start TASK INPUT

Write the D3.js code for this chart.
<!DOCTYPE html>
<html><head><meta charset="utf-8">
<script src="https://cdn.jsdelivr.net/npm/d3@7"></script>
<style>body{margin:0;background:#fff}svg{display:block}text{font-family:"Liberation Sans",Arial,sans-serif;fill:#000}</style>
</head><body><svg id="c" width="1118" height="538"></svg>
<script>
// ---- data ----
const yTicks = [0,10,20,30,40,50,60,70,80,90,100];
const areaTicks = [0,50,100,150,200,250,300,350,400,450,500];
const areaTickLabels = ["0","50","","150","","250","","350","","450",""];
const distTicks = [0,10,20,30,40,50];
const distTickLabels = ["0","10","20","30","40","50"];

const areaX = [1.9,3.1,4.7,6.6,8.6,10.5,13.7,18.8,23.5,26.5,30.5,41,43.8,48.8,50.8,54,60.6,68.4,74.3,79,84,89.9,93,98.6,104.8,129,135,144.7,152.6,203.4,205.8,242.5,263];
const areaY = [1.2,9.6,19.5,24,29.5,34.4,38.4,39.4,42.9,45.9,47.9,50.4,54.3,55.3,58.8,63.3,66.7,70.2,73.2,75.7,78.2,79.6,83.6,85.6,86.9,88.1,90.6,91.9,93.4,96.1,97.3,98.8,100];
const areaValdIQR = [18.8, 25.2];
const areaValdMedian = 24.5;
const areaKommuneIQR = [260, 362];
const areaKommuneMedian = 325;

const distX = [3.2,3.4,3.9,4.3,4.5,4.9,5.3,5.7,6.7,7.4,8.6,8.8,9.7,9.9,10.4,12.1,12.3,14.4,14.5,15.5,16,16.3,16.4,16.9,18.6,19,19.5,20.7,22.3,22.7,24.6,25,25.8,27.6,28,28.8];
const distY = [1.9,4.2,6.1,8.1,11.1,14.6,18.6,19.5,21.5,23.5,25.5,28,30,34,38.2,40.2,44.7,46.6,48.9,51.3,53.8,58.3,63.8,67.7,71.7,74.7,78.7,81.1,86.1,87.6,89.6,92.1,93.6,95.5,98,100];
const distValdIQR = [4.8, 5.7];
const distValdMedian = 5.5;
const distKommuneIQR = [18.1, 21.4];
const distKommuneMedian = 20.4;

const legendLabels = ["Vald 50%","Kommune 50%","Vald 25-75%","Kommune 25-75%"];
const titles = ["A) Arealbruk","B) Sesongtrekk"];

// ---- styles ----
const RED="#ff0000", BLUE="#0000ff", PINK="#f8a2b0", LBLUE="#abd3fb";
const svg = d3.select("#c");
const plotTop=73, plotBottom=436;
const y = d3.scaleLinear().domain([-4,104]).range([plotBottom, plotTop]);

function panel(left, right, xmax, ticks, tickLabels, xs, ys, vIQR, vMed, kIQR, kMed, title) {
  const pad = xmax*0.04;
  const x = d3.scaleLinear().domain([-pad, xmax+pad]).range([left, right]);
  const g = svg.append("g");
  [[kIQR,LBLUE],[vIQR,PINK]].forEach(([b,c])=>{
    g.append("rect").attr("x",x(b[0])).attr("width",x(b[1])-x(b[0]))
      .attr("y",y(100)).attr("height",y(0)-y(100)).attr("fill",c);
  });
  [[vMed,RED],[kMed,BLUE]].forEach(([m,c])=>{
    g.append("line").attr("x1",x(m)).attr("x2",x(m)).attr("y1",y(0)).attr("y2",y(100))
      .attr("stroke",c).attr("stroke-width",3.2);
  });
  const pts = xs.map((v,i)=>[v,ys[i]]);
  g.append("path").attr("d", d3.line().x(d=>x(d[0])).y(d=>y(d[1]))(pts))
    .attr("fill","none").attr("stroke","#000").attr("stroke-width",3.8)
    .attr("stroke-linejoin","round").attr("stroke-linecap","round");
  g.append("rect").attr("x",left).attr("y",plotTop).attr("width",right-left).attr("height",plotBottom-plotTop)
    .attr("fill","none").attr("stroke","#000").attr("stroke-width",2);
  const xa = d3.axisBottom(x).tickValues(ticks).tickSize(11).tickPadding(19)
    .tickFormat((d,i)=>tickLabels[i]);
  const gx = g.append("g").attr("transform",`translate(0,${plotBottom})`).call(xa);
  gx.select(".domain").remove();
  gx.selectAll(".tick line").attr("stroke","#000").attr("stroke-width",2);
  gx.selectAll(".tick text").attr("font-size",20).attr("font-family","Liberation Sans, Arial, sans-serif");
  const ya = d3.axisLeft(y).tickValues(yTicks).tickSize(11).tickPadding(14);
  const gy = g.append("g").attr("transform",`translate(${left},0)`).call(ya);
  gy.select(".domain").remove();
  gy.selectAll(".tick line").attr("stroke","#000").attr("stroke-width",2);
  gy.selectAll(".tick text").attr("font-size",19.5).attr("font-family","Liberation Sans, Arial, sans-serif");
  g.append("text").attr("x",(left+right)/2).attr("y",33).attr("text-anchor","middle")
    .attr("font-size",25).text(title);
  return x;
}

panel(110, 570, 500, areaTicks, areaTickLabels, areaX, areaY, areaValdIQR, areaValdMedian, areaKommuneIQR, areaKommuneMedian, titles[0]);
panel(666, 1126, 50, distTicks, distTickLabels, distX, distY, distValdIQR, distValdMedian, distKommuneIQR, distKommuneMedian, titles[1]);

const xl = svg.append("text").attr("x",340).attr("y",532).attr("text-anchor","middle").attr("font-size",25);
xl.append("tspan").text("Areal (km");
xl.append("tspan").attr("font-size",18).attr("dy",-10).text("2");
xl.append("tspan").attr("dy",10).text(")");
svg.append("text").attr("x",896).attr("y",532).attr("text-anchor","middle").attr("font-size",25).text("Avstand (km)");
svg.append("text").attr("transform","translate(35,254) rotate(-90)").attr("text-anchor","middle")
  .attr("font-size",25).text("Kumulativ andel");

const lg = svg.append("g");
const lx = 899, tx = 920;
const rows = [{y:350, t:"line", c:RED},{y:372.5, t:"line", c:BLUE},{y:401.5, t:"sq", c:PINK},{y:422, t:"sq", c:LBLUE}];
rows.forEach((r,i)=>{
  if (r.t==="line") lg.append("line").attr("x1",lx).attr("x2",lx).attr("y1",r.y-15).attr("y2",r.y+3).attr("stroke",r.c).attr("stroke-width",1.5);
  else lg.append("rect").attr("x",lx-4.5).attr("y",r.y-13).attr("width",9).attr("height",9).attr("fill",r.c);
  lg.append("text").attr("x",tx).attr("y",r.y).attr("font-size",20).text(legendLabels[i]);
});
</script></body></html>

end TASK INPUT
start TASK INPUT

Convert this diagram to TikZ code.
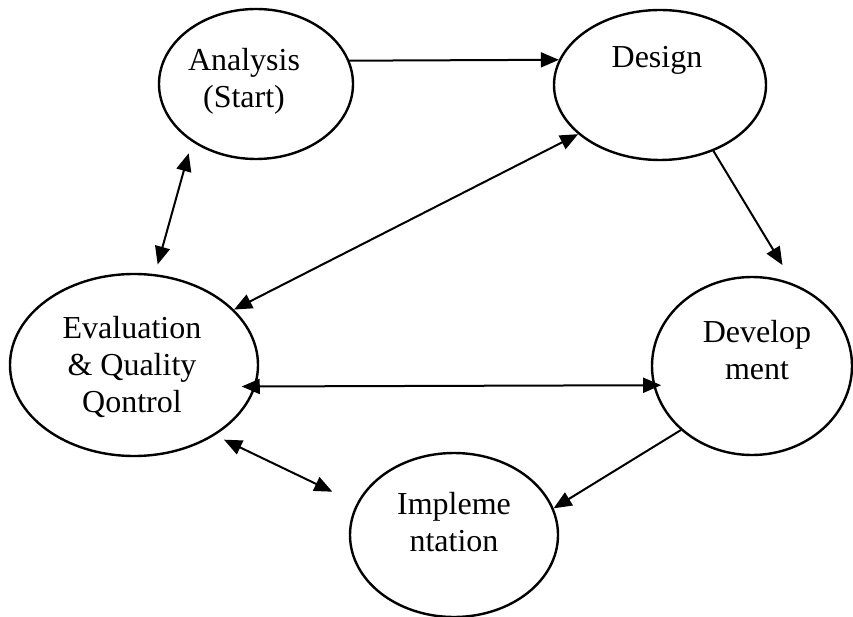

end TASK INPUT
start TASK INPUT

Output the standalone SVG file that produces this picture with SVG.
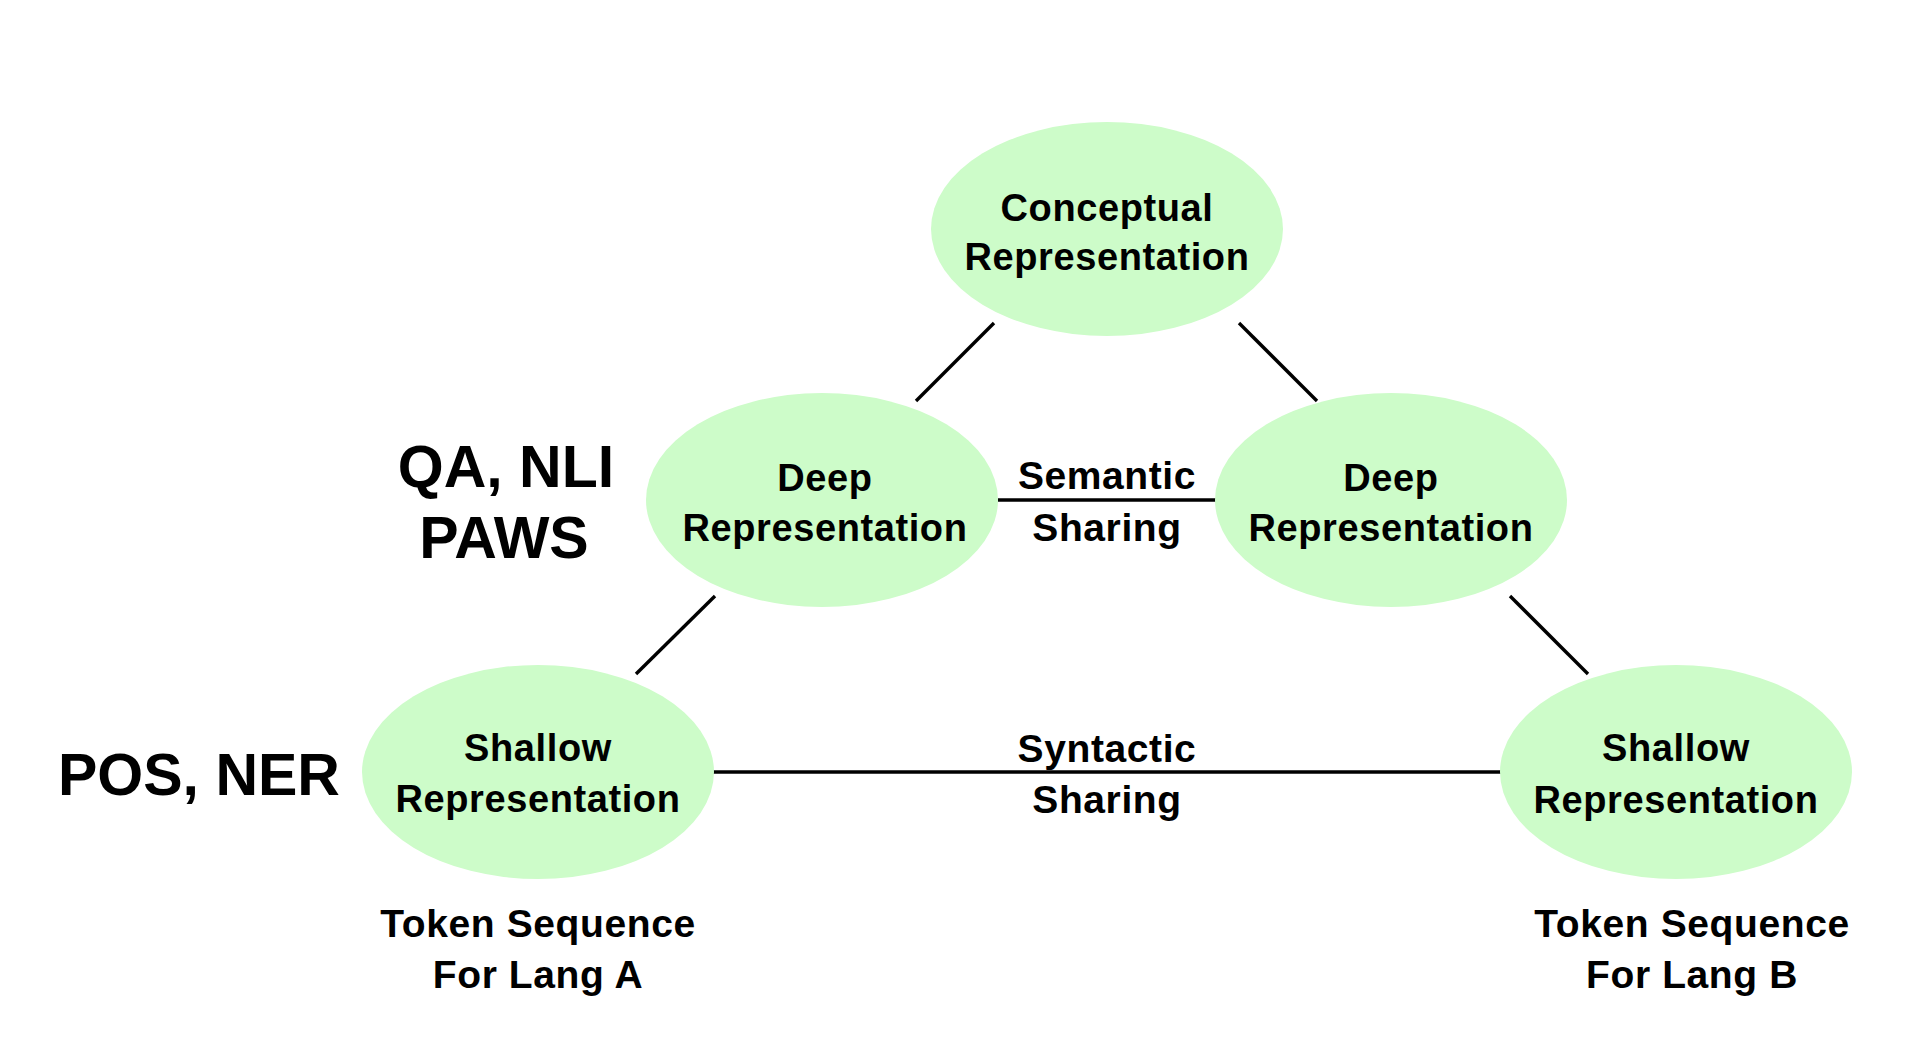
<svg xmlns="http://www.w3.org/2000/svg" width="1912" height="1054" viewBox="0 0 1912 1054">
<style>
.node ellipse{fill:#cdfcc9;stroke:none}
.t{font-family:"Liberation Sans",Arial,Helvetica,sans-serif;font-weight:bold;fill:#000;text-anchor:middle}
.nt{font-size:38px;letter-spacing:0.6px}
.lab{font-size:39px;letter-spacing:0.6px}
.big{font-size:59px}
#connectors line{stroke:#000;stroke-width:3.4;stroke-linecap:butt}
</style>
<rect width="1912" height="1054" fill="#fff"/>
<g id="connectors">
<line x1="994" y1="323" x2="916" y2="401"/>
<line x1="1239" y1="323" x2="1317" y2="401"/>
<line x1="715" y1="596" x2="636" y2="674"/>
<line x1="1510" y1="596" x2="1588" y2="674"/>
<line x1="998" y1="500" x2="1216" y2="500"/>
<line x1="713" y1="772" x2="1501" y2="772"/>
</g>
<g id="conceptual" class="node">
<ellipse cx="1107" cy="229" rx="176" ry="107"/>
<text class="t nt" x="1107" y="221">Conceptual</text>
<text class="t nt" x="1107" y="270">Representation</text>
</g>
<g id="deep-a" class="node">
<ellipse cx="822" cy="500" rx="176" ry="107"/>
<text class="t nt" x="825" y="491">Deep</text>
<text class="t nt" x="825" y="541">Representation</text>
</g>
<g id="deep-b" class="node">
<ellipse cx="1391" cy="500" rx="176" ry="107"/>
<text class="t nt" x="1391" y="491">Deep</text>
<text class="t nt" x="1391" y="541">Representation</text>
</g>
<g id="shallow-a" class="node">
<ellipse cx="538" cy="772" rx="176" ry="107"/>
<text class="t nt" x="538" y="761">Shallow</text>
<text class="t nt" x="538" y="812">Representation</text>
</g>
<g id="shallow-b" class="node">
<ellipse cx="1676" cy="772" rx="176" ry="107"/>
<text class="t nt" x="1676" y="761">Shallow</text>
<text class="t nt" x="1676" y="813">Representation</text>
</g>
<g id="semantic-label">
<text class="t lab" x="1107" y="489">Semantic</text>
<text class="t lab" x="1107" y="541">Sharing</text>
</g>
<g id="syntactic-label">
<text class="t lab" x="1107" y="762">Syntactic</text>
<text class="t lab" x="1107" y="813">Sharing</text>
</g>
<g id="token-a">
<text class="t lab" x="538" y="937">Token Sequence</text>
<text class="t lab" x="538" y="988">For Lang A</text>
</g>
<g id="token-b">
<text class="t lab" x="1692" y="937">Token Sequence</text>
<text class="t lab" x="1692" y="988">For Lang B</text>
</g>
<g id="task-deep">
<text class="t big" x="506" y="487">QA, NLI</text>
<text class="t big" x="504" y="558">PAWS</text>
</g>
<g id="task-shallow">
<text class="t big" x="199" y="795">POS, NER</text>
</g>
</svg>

end TASK INPUT

> WHAT THE TASK REQUIRES
In the listing, find every line containing the word "this" and list it.

> PROBLEM SOLUTION
Write the D3.js code for this chart.
Convert this diagram to TikZ code.
Output the standalone SVG file that produces this picture with SVG.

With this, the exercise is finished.